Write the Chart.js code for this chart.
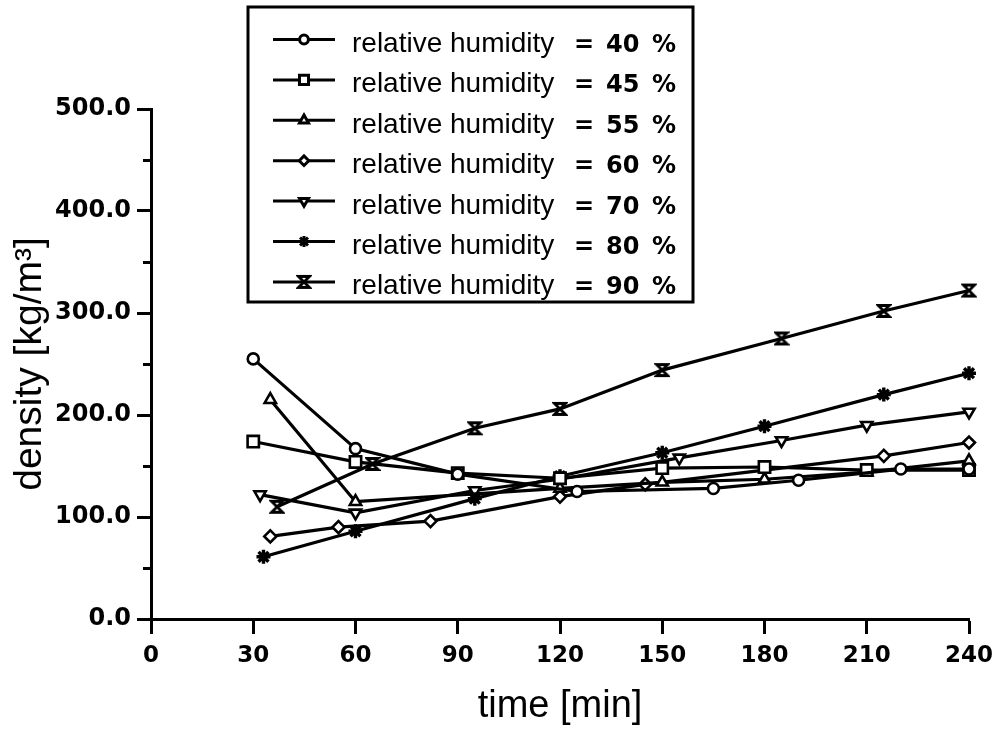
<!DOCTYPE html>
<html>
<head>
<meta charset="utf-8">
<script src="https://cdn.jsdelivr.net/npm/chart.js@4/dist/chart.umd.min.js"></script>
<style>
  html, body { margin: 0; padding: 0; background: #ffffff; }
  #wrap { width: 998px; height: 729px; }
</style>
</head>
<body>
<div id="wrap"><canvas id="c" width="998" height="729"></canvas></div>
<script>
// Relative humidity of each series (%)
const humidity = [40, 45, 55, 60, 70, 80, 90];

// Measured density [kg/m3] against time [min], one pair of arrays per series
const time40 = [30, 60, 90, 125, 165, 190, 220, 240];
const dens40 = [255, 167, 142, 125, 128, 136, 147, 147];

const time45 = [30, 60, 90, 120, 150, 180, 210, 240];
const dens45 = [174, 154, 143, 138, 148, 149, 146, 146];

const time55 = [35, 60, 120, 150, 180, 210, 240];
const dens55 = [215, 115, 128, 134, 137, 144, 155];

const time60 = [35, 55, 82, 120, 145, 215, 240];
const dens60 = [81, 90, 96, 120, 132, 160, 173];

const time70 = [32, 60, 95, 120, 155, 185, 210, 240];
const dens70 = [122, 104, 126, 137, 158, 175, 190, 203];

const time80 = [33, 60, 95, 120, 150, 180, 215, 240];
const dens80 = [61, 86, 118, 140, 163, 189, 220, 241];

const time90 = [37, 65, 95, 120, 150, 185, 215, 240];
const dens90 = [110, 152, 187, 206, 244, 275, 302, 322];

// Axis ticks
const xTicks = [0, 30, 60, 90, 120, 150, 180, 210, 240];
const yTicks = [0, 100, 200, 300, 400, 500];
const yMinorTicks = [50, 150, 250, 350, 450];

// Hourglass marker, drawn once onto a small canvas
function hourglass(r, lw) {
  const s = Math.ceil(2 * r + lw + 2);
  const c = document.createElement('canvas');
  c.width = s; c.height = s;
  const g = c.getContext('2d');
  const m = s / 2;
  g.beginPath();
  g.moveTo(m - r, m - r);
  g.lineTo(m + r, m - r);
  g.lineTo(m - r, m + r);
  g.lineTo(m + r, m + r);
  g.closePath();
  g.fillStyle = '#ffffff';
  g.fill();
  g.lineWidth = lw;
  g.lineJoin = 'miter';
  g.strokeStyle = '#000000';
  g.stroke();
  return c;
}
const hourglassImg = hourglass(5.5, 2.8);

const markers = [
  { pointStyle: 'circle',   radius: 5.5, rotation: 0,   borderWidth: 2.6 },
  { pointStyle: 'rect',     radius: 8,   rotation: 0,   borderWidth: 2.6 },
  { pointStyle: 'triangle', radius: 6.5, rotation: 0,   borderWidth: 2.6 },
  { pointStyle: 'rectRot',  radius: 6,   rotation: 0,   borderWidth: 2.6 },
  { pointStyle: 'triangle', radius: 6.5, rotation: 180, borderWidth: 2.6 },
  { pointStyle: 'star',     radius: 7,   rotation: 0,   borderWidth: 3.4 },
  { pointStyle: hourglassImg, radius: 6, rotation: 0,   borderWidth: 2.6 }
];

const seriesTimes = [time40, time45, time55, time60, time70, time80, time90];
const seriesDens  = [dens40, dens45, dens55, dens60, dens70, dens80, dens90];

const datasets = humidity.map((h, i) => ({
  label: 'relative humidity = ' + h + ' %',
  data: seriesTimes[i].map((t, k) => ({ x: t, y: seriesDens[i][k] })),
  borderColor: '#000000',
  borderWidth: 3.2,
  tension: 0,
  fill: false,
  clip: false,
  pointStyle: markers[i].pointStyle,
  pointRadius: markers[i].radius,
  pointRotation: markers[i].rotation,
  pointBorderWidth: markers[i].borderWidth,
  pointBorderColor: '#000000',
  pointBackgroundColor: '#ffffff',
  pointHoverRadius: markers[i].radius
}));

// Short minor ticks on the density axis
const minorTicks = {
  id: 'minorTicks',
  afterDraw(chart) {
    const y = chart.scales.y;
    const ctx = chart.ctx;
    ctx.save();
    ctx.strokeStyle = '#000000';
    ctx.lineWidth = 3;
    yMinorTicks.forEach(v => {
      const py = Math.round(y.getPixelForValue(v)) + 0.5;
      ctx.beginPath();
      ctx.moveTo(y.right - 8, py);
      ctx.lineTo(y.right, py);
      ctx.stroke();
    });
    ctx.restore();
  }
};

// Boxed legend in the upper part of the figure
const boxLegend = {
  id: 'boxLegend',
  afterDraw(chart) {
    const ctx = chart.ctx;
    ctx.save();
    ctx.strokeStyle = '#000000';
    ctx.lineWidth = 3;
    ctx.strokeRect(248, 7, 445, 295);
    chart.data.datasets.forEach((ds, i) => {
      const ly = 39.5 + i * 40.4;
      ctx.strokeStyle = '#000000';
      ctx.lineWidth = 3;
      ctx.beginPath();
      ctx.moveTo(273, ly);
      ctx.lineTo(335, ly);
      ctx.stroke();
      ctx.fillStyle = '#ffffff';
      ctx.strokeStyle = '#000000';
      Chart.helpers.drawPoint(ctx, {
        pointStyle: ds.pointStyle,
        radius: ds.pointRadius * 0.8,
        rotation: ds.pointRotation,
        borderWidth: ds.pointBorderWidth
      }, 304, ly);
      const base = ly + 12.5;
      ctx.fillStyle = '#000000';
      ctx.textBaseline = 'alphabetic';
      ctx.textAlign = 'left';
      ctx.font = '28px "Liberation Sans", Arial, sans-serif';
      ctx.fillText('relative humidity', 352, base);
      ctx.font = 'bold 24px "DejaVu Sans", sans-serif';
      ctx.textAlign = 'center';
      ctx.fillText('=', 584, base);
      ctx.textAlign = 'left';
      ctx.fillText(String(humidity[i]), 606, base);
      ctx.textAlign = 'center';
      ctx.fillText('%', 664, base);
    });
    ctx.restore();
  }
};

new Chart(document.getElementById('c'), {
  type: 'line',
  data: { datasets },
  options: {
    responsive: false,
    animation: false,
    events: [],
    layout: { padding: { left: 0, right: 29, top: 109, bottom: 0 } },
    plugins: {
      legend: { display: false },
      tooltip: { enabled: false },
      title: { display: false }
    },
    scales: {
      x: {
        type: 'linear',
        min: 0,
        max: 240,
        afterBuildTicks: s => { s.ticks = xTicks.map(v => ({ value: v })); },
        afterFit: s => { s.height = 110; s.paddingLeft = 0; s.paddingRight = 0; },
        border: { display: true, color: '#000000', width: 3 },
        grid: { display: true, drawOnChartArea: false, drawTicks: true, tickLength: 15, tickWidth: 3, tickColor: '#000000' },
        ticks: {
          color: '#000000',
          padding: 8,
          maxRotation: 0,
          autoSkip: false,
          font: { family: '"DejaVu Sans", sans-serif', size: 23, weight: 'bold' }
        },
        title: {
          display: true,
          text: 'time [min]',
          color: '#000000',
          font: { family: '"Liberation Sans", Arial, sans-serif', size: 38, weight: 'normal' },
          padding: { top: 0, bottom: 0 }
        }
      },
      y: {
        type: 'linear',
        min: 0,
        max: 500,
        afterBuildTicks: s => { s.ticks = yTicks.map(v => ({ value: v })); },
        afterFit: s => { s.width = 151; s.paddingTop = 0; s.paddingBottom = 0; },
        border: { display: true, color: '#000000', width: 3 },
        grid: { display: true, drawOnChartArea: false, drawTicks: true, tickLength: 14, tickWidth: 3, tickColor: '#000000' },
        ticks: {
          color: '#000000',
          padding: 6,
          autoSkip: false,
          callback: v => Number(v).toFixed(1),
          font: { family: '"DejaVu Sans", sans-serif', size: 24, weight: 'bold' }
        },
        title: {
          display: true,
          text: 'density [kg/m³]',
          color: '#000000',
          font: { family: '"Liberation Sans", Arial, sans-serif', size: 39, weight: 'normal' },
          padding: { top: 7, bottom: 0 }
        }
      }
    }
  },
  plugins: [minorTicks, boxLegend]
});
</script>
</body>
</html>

=======

#### Exercise:
Restate only the lines running from the start of the material above through the line containing "const dens90 = [110, 152, 187, 206, 244, 275, 302, 322];", ends included. No pictures.

#### Full solution:
Write the Chart.js code for this chart.
<!DOCTYPE html>
<html>
<head>
<meta charset="utf-8">
<script src="https://cdn.jsdelivr.net/npm/chart.js@4/dist/chart.umd.min.js"></script>
<style>
  html, body { margin: 0; padding: 0; background: #ffffff; }
  #wrap { width: 998px; height: 729px; }
</style>
</head>
<body>
<div id="wrap"><canvas id="c" width="998" height="729"></canvas></div>
<script>
// Relative humidity of each series (%)
const humidity = [40, 45, 55, 60, 70, 80, 90];

// Measured density [kg/m3] against time [min], one pair of arrays per series
const time40 = [30, 60, 90, 125, 165, 190, 220, 240];
const dens40 = [255, 167, 142, 125, 128, 136, 147, 147];

const time45 = [30, 60, 90, 120, 150, 180, 210, 240];
const dens45 = [174, 154, 143, 138, 148, 149, 146, 146];

const time55 = [35, 60, 120, 150, 180, 210, 240];
const dens55 = [215, 115, 128, 134, 137, 144, 155];

const time60 = [35, 55, 82, 120, 145, 215, 240];
const dens60 = [81, 90, 96, 120, 132, 160, 173];

const time70 = [32, 60, 95, 120, 155, 185, 210, 240];
const dens70 = [122, 104, 126, 137, 158, 175, 190, 203];

const time80 = [33, 60, 95, 120, 150, 180, 215, 240];
const dens80 = [61, 86, 118, 140, 163, 189, 220, 241];

const time90 = [37, 65, 95, 120, 150, 185, 215, 240];
const dens90 = [110, 152, 187, 206, 244, 275, 302, 322];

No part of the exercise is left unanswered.